One of our clients, a regional firm serving mid-market businesses, was facing an annual burnout cycle every March. They were missing deadlines, turning down referrals, and watching senior staff quietly job-hunting.

We helped them:

  • Automate their monthly close process.
  • Shift lower-value tasks to an offshore team.
  • Add seasonal capacity planning based on actual workload data.

Result? They completed 20% more returns the following year, retained all their clients, and didn’t lose a single staff member.

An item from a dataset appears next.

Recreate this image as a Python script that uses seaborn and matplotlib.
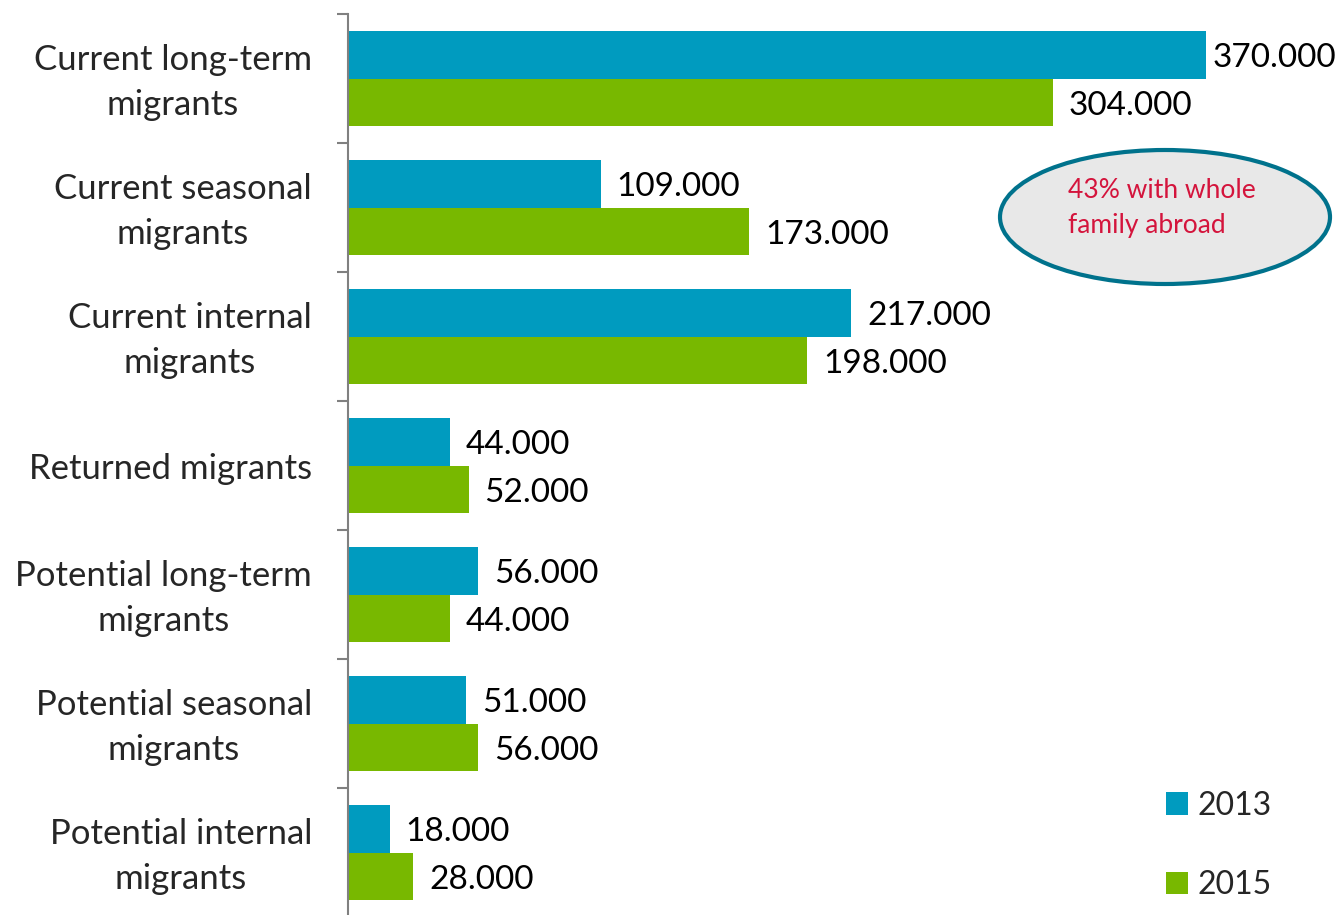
import matplotlib
matplotlib.use("Agg")
import matplotlib.pyplot as plt
import matplotlib.transforms as mtrans
import seaborn as sns
import pandas as pd
from matplotlib.patches import Ellipse, Patch

categories = ["Current long-term\nmigrants", "Current seasonal\nmigrants", "Current internal\nmigrants",
              "Returned migrants", "Potential long-term\nmigrants", "Potential seasonal\nmigrants",
              "Potential internal\nmigrants"]
years = ["2013", "2015"]
values_2013 = [370000, 109000, 217000, 44000, 56000, 51000, 18000]
values_2015 = [304000, 173000, 198000, 52000, 44000, 56000, 28000]
colors = {"2013": "#009BBF", "2015": "#78B800"}
annotation = "43% with whole\nfamily abroad"

df = pd.DataFrame({
    "category": categories * 2,
    "year": ["2013"] * len(categories) + ["2015"] * len(categories),
    "value": values_2013 + values_2015,
})

sns.set_theme(style="white")
plt.rcParams["font.family"] = ["Lato", "DejaVu Sans"]

W, H = 1340, 915
fig = plt.figure(figsize=(W / 100, H / 100), dpi=100)
ax = fig.add_axes([348 / W, (H - 917) / H, (W - 348) / W, (917 - 14) / H])

sns.barplot(data=df, y="category", x="value", hue="year", order=categories, hue_order=years,
            palette=colors, orient="h", width=0.744, saturation=1, ax=ax, legend=False,
            linewidth=0)

ax.set_xlim(0, 992 / (858 / 370000))
ax.set_ylim(len(categories) - 0.5, -0.5)
ax.set_xlabel("")
ax.set_ylabel("")
ax.set_xticks([])
for s in ["top", "right", "bottom"]:
    ax.spines[s].set_visible(False)
ax.spines["left"].set_color("#808080")
ax.spines["left"].set_linewidth(1.5)

ax.set_yticks(range(len(categories)))
ax.set_yticklabels(categories, fontsize=25, multialignment="center", linespacing=1.5)
ax.tick_params(axis="y", which="major", left=True, length=0, pad=26)
ax.set_yticks([i - 0.5 for i in range(len(categories) + 1)], minor=True)
ax.tick_params(axis="y", which="minor", left=True, length=8, width=1.5, color="#808080",
               direction="out")
shift_up = mtrans.ScaledTranslation(0, 6 / 100, fig.dpi_scale_trans)
for lab in ax.get_yticklabels():
    if "\n" in lab.get_text():
        lab.set_transform(lab.get_transform() + shift_up)

xmax = ax.get_xlim()[1]
for cont in ax.containers:
    labels = [f"{int(v):,}".replace(",", ".") for v in cont.datavalues]
    anns = ax.bar_label(cont, labels=labels, padding=11.5, fontsize=24, color="black")
    for ann, v in zip(anns, cont.datavalues):
        if v > 0.85 * xmax:
            ann.xyann = (5, -2.5)
        else:
            ann.xyann = (11.5, -2.5)

# ellipse annotation
ell = Ellipse((1165 / W, (H - 217) / H), 330 / W, 134 / H, transform=fig.transFigure,
              facecolor="#E8E8E8", edgecolor="#00728C", linewidth=3, zorder=5)
fig.add_artist(ell)
fig.text(1068 / W, (H - 208) / H, annotation, fontsize=19, color="#D4143C", ha="left", va="center",
         linespacing=1.5, zorder=6)

handles = [Patch(facecolor=colors[y], edgecolor="none") for y in years]
leg = fig.legend(handles, years, loc="lower left", bbox_to_anchor=(1150 / W, (H - 916) / H),
                 frameon=False, fontsize=23, handlelength=0.7, handleheight=0.7,
                 handletextpad=0.3, labelspacing=1.55, borderpad=0)

fig.savefig("out.png", dpi=100)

TL;DR: Don’t Let Capacity Be Your Bottleneck

Aspect

Description

Definition

When accounting workload exceeds available resources

Main Causes

Talent shortages, outdated processes, and seasonal surges

Key Impacts

Burnout, bottlenecks, missed deadlines, client dissatisfaction

What to Do

Streamline processes, adopt tech, rethink staffing, plan ahead

What This Means for the Future

The capacity crunch isn’t going away. In fact, as financial regulations increase and businesses demand more strategic insights from their accountants, the pressure will grow.

But this is also an opportunity.

Firms that proactively solve capacity issues will have a clear competitive edge. They’ll grow faster, retain top talent, and deliver more value to clients.

Final Thoughts

The firms that win in the next decade won’t be the ones with the flashiest brand or the biggest client roster. They’ll be the ones who can consistently deliver, even during crunch time.

Because when your systems are efficient, your people are supported, and your workflows are scalable—that’s when you unlock real, sustainable growth.

And no one has to burn out to get there.